If you really want to get rid of something and "move on" why not get rid of the wild class of devastating speculation bugs that every OOO processor in existence currently has?

Far more valuable than worrying about how instruction bits are arranged in a stream.

4 comments

The main problem with non-speculative options isn't hardware it's performance. You can turn x86 CPUs into in order machines without respinning hardware. Nobody wants to do it because it's slow as molasses. If there was a completely alternative design that was better than speculative execution wholesale then it'd be back to being the original "just go to the fastest thing".
why not get rid of the wild class of devastating speculation bugs that every OOO processor in existence currently has?

Because almost no one but cloud-computing providers have a threat model that justifies the performance hit (and, not coincidentally, the carbon footprint) associated with crippled CPUs.

Laptops could do with the power use reduction.
I think you are underestimating how many times slower processors would be without any speculation at all.

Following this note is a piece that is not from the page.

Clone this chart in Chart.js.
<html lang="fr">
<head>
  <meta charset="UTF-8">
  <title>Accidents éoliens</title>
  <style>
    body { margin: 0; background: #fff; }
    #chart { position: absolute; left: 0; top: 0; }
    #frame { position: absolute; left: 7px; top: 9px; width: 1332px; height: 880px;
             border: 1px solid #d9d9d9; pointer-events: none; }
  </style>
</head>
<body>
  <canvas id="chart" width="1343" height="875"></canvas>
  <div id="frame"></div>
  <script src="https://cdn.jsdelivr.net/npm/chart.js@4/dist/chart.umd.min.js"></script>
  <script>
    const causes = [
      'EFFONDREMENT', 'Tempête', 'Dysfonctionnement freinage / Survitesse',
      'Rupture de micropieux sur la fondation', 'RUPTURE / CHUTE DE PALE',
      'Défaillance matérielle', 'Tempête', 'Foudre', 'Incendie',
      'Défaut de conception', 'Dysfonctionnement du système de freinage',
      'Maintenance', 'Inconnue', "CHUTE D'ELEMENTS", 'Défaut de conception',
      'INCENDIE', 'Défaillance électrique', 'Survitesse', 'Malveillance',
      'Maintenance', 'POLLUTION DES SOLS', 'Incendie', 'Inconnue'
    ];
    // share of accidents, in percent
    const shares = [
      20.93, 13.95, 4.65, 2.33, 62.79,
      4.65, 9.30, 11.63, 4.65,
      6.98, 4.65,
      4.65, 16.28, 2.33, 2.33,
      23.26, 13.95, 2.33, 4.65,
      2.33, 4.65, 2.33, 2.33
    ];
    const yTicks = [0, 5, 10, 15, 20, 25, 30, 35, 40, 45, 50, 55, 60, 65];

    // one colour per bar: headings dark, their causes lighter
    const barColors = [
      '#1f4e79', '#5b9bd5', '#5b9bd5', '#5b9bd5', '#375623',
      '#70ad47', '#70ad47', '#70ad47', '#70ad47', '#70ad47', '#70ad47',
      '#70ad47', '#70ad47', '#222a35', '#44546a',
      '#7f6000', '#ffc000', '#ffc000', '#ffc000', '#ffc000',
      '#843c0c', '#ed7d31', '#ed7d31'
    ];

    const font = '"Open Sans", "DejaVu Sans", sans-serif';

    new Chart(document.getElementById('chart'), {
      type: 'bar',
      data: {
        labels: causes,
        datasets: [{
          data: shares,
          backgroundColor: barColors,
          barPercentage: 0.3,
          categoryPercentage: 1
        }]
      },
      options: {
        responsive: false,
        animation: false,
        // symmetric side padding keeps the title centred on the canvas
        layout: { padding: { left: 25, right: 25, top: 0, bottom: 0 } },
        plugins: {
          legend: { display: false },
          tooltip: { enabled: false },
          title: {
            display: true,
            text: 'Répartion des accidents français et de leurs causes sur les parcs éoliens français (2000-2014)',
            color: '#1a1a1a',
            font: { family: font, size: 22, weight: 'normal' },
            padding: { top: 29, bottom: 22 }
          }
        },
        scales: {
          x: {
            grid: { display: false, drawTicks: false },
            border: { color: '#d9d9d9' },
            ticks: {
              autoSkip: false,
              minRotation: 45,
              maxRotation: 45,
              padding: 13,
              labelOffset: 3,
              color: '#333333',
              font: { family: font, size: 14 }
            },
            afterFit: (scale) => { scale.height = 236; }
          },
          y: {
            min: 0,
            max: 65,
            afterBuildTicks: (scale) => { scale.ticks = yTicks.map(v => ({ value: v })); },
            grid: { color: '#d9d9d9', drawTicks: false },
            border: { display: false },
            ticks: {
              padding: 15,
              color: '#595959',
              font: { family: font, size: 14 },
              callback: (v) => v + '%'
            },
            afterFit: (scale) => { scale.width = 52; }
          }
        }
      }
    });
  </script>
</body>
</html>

It would mean having to wait dozens of cycles on every branch so you can know whether it was taken before executing the next instruction, for example.
Speculative execution like almost every modern CPU performance trick decreases power use.

Mobile SoCs have OOO.

Yes people need a particular architecture.

There are many legacy systems that still rely on IBM chips, mainframes, etc.

They can’t just move on without rebuilding the entire system from scratch. a monumental and risky proposition.

Even if tomorrow everyone went all in on arm, risc5, whatever, x86 is here to stay.

If anyone knew how to get rid of all the speculation bugs, don’t you think they’d do so? What concretely are you proposing Intel and AMD do?